Also ich finde es bei Büchern unheimlich einfach, das Gute/Interessante/Relevante zu finden. Liegt vielleicht wiederum an den persönlichen Interessen, Ansichten und Zielsetzungen, aber ich bin echt schon mehrmals an den Punkt gekommen, an dem ich mehr Bücher vor mir hatte, als ich lesen könnte und die waren es dann auch tatsächlich alle wert gelesen zu werden.
Bei Filmen wiederum ist das nicht so einfach, finde ich. Man hat nur selten etwas wirklich Gehaltvolles, auf gute Filme stoße ich persönlich immer nur durch Glück und Zufall. Ähnlich ist das auch mit guter Musik. Ich sitze manchmal 1-2 Stunden da und durchforste Youtube nach neuen Einflüssen.
(Man beachte bitte dass alle wertenden Begriffe hier meinen persönlichen Empfindungen entsprechen, das kann jedem anders gehen.)
Allgemein würde ich auch behaupten, es gibt nicht zu viele Medien, es gibt nur zu einer unterproportionalen Anzahl wertvolle Medien, die in einem großen Sumpf von halbgaren Konsumgütern aufgeschwemmt werden.
Diese Must-Sees und Must-Have-Reads entstehen meistens aus der Illusion heraus, dass irgendwas besonders großen, kulturellen Einfluss hat.
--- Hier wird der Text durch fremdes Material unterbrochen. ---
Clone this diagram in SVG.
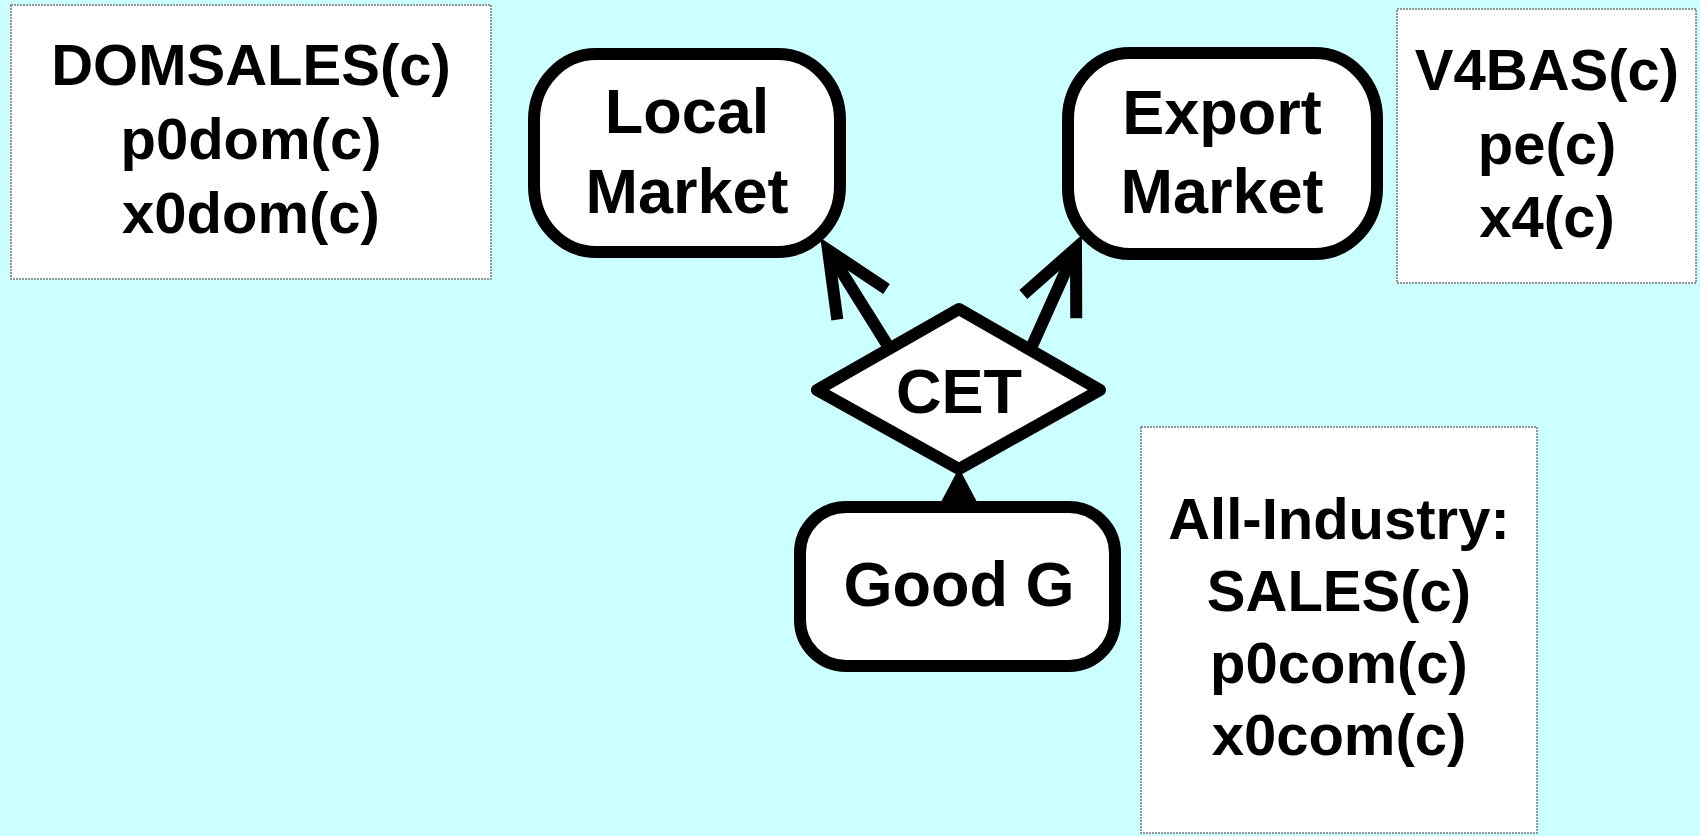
<svg xmlns="http://www.w3.org/2000/svg" width="1700" height="836" viewBox="0 0 1700 836">
  <style>
    .node { fill: #ffffff; stroke: #000000; stroke-width: 12; stroke-linejoin: round; }
    .note { fill: #ffffff; stroke: #777777; stroke-width: 1.5; stroke-dasharray: 2 1; }
    .lbl { font-family: "Liberation Sans", Arial, sans-serif; font-weight: bold; fill: #000000; text-anchor: middle; }
    .big { font-size: 63px; }
    .small { font-size: 58px; }
    .edge { fill: none; stroke: #000000; stroke-width: 12; }
  </style>
  <defs>
    <!-- open V arrowhead, tip at origin -->
    <marker id="openArrow" markerUnits="userSpaceOnUse" orient="auto" refX="0" refY="0"
            markerWidth="100" markerHeight="100" viewBox="-80 -50 100 100" overflow="visible">
      <path d="M -64 -29 L 0 0 L -64 29" fill="none" stroke="#000000" stroke-width="12" stroke-linejoin="miter" stroke-miterlimit="10"/>
    </marker>
  </defs>

  <rect x="0" y="0" width="1700" height="836" fill="#ccffff"/>

  <!-- variable notes -->
  <g id="note-domestic">
    <rect class="note" x="11" y="5" width="480" height="274"/>
    <text class="lbl small" x="251" y="85">DOMSALES(c)</text>
    <text class="lbl small" x="251" y="159">p0dom(c)</text>
    <text class="lbl small" x="251" y="233">x0dom(c)</text>
  </g>

  <g id="note-export">
    <rect class="note" x="1397" y="9" width="299" height="274"/>
    <text class="lbl small" x="1547" y="90">V4BAS(c)</text>
    <text class="lbl small" x="1547" y="164">pe(c)</text>
    <text class="lbl small" x="1547" y="237">x4(c)</text>
  </g>

  <g id="note-industry">
    <rect class="note" x="1141" y="427" width="396" height="406"/>
    <text class="lbl small" x="1339" y="539">All-Industry:</text>
    <text class="lbl small" x="1339" y="611">SALES(c)</text>
    <text class="lbl small" x="1339" y="683">p0com(c)</text>
    <text class="lbl small" x="1339" y="755">x0com(c)</text>
  </g>

  <!-- connectors -->
  <g id="connectors">
    <line class="edge" x1="888" y1="346" x2="828" y2="250" marker-end="url(#openArrow)"/>
    <line class="edge" x1="1032" y1="346" x2="1076" y2="248" marker-end="url(#openArrow)"/>
    <polygon points="941,502 977,502 959,468" fill="#000000"/>
  </g>

  <!-- market nodes -->
  <g id="local-market">
    <rect class="node" x="534" y="54" width="306" height="198" rx="62" ry="66"/>
    <text class="lbl big" x="687" y="133">Local</text>
    <text class="lbl big" x="687" y="213">Market</text>
  </g>

  <g id="export-market">
    <rect class="node" x="1068" y="53" width="309" height="201" rx="62" ry="66"/>
    <text class="lbl big" x="1222" y="134">Export</text>
    <text class="lbl big" x="1222" y="213">Market</text>
  </g>

  <!-- transformation node -->
  <g id="cet">
    <polygon class="node" points="959,309 1100,390 959,469 817,390"/>
    <text class="lbl big" x="959" y="413">CET</text>
  </g>

  <!-- source good -->
  <g id="good-g">
    <rect class="node" x="800" y="507" width="315" height="159" rx="46" ry="46"/>
    <text class="lbl big" x="959" y="606">Good G</text>
  </g>
</svg>
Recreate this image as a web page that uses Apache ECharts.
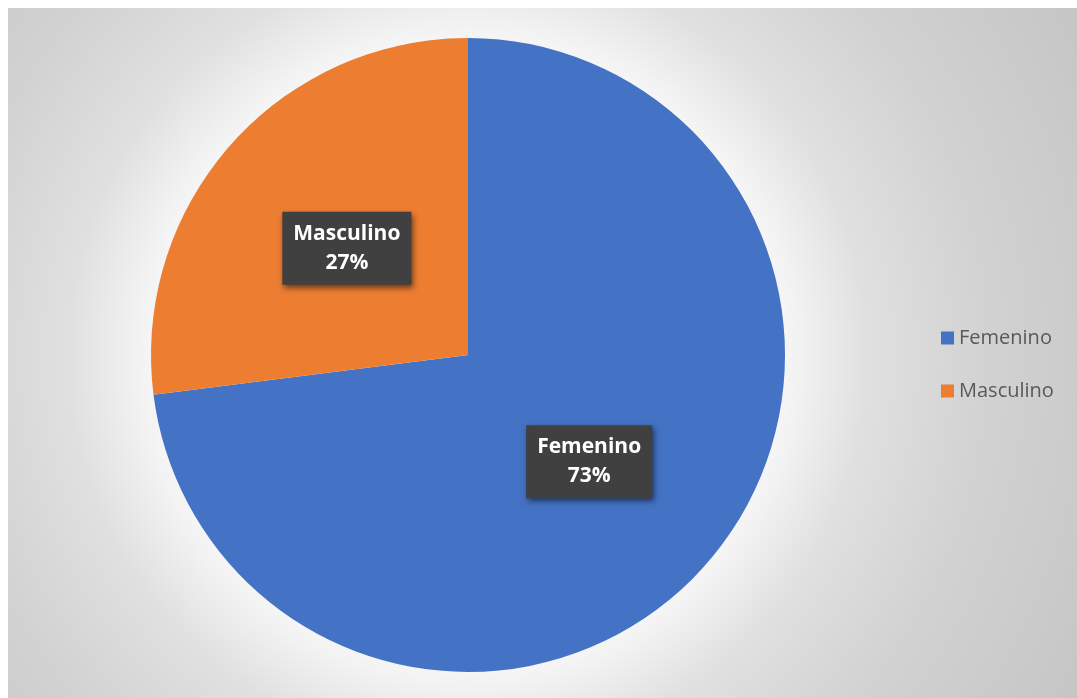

Das mag dann im Endeffekt auch stimmen, aber entsteht dadurch auch irgendwie eine gewisse Leitkultur. Deswegen beispielsweise ist es so einfach, die deutsche Literatur immer wieder auf Goethe runterzubrechen, obwohl andere Autoren wie Hesse, Lessing oder Brecht 1000mal wertvoller sind als der olle Johann Wolfgang von und zu. Ich finde, schon allein wenn mal Lessings Nathan der Weise liest, ist man viel näher an den Idealen und Problemen der modernen abendländischen Kultur dran als mit Goethes Faust.
Must-See-Filme aus den Vierzigern: Casablanca. Warum? Großer Film.
An Stromboli denkt keiner, weil der kommerziell nicht so erfolgreich war, dahinter steckt aber so viel mehr Wert für die kulturelle Identität der Nachkriegszeit, dass er für mich persönlich dem Bogart-Streifen vorzuziehen ist.
So geht das immer weiter, vor Schreck, dass es so viele große Werke gibt, vergisst man die kleinen, meist viel würdigeren Werke. Was nehme ich mir aus Moby Dick oder Vom Winde verweht? Hingegen Der Alte Mann und das Meer (ich muss allerdings zugeben: Ich kann mit Hemingway nix anfangen) oder Die Abenteuer des Tom Sawyer machen wiederum tatsächlich was her.
Auf der anderen Seite hat man sich auch auf einzelne Personen, ob nun Autoren, Regisseure, Schauspieler oder Künstler, einen Reim machen wollen und pauschalisiert sie auf ihre großen Erfolge herab. Mal ehrlich - kennt wer mehr als ein weiteres Werk von Antoine de Saint-Exupéry außer den Kleinen Prinzen? Und wie viele davon hat man auch gelesen? Hat jemand ein vollständigeres Bild von Saint-Ex als die Vorstellung, er sei ein Kinderbuchautor? Was ist mit Hesse? Außer dem Steppenwolf und Unterm Rad noch mehr gelesen? Fällt euch spontan ein Film von Jean-Pierre Jeunet ein, außer Die fabelhafte Welt der Amélie?
Irgendwann pauschalisiert man ganze Landeskulturen auf Einzelwerke und einzelne Autoren herab.
Spanien? Isabella Allende.
Großbritannien? Harry Potter.
Frankreich? Léon - Der Profi.
Italien? da Vinci.
Südafrika? Nadine Gordimer.
Ukraine? ... uff.
China? öh... Jackie Chan?
Je großer und bekannter die Kultur, umso mehr fällt uns dazu ein. Ich meine, das ist ein logischer Zusammenhang, aber für die allgemeine kulturelle Entwicklung ist es sehr schade.
Letzten Endes - und das genau ist der Punkt - ist es wichtig, dass man individuell entscheidet, was man sehen, hören oder lesen muss. Damit so etwas gewährleistet ist, braucht es eine unvoreingenommene Gesellschaft und ein großes, offenes und legales Netzwerk, das einem freien Zugang zu jeder Art von Medien gewährt. Beides wird es nicht geben und wäre vermutlich auch unverhältnismäßig. Aber so gut es geht, sollte jeder sein eigenes kulturelles Interesse befriedigen und sich nicht von "muss man gesehen haben" oder "sollte man gelesen haben" beeinflussen lassen.